Short task: Can you reproduce the data beneath, keeping every line exact?

### Information supplied

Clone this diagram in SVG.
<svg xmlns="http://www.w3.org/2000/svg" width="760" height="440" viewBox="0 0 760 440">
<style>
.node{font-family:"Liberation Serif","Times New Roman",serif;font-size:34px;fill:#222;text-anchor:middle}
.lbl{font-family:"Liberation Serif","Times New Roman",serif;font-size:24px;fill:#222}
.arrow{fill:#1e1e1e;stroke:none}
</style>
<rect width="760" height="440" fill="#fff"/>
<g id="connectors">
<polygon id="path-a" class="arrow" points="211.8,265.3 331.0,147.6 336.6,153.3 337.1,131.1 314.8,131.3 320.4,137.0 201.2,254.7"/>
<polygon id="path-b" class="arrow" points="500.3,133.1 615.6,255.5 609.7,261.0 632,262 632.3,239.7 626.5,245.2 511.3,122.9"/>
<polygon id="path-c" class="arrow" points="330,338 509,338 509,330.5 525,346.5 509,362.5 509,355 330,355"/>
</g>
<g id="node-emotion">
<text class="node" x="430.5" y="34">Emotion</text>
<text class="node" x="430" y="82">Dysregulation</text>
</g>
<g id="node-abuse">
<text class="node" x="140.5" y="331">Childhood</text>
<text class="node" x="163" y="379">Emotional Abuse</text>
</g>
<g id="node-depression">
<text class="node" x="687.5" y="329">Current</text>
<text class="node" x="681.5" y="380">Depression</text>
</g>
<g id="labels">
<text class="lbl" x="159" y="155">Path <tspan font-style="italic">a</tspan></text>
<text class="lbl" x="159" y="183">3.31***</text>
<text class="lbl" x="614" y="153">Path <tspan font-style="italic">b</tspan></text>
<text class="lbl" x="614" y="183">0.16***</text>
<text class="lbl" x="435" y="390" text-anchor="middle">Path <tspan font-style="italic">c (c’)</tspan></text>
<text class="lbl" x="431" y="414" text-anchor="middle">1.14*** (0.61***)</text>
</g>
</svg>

######

Answer for the task:
Clone this diagram in SVG.
<svg xmlns="http://www.w3.org/2000/svg" width="760" height="440" viewBox="0 0 760 440">
<style>
.node{font-family:"Liberation Serif","Times New Roman",serif;font-size:34px;fill:#222;text-anchor:middle}
.lbl{font-family:"Liberation Serif","Times New Roman",serif;font-size:24px;fill:#222}
.arrow{fill:#1e1e1e;stroke:none}
</style>
<rect width="760" height="440" fill="#fff"/>
<g id="connectors">
<polygon id="path-a" class="arrow" points="211.8,265.3 331.0,147.6 336.6,153.3 337.1,131.1 314.8,131.3 320.4,137.0 201.2,254.7"/>
<polygon id="path-b" class="arrow" points="500.3,133.1 615.6,255.5 609.7,261.0 632,262 632.3,239.7 626.5,245.2 511.3,122.9"/>
<polygon id="path-c" class="arrow" points="330,338 509,338 509,330.5 525,346.5 509,362.5 509,355 330,355"/>
</g>
<g id="node-emotion">
<text class="node" x="430.5" y="34">Emotion</text>
<text class="node" x="430" y="82">Dysregulation</text>
</g>
<g id="node-abuse">
<text class="node" x="140.5" y="331">Childhood</text>
<text class="node" x="163" y="379">Emotional Abuse</text>
</g>
<g id="node-depression">
<text class="node" x="687.5" y="329">Current</text>
<text class="node" x="681.5" y="380">Depression</text>
</g>
<g id="labels">
<text class="lbl" x="159" y="155">Path <tspan font-style="italic">a</tspan></text>
<text class="lbl" x="159" y="183">3.31***</text>
<text class="lbl" x="614" y="153">Path <tspan font-style="italic">b</tspan></text>
<text class="lbl" x="614" y="183">0.16***</text>
<text class="lbl" x="435" y="390" text-anchor="middle">Path <tspan font-style="italic">c (c’)</tspan></text>
<text class="lbl" x="431" y="414" text-anchor="middle">1.14*** (0.61***)</text>
</g>
</svg>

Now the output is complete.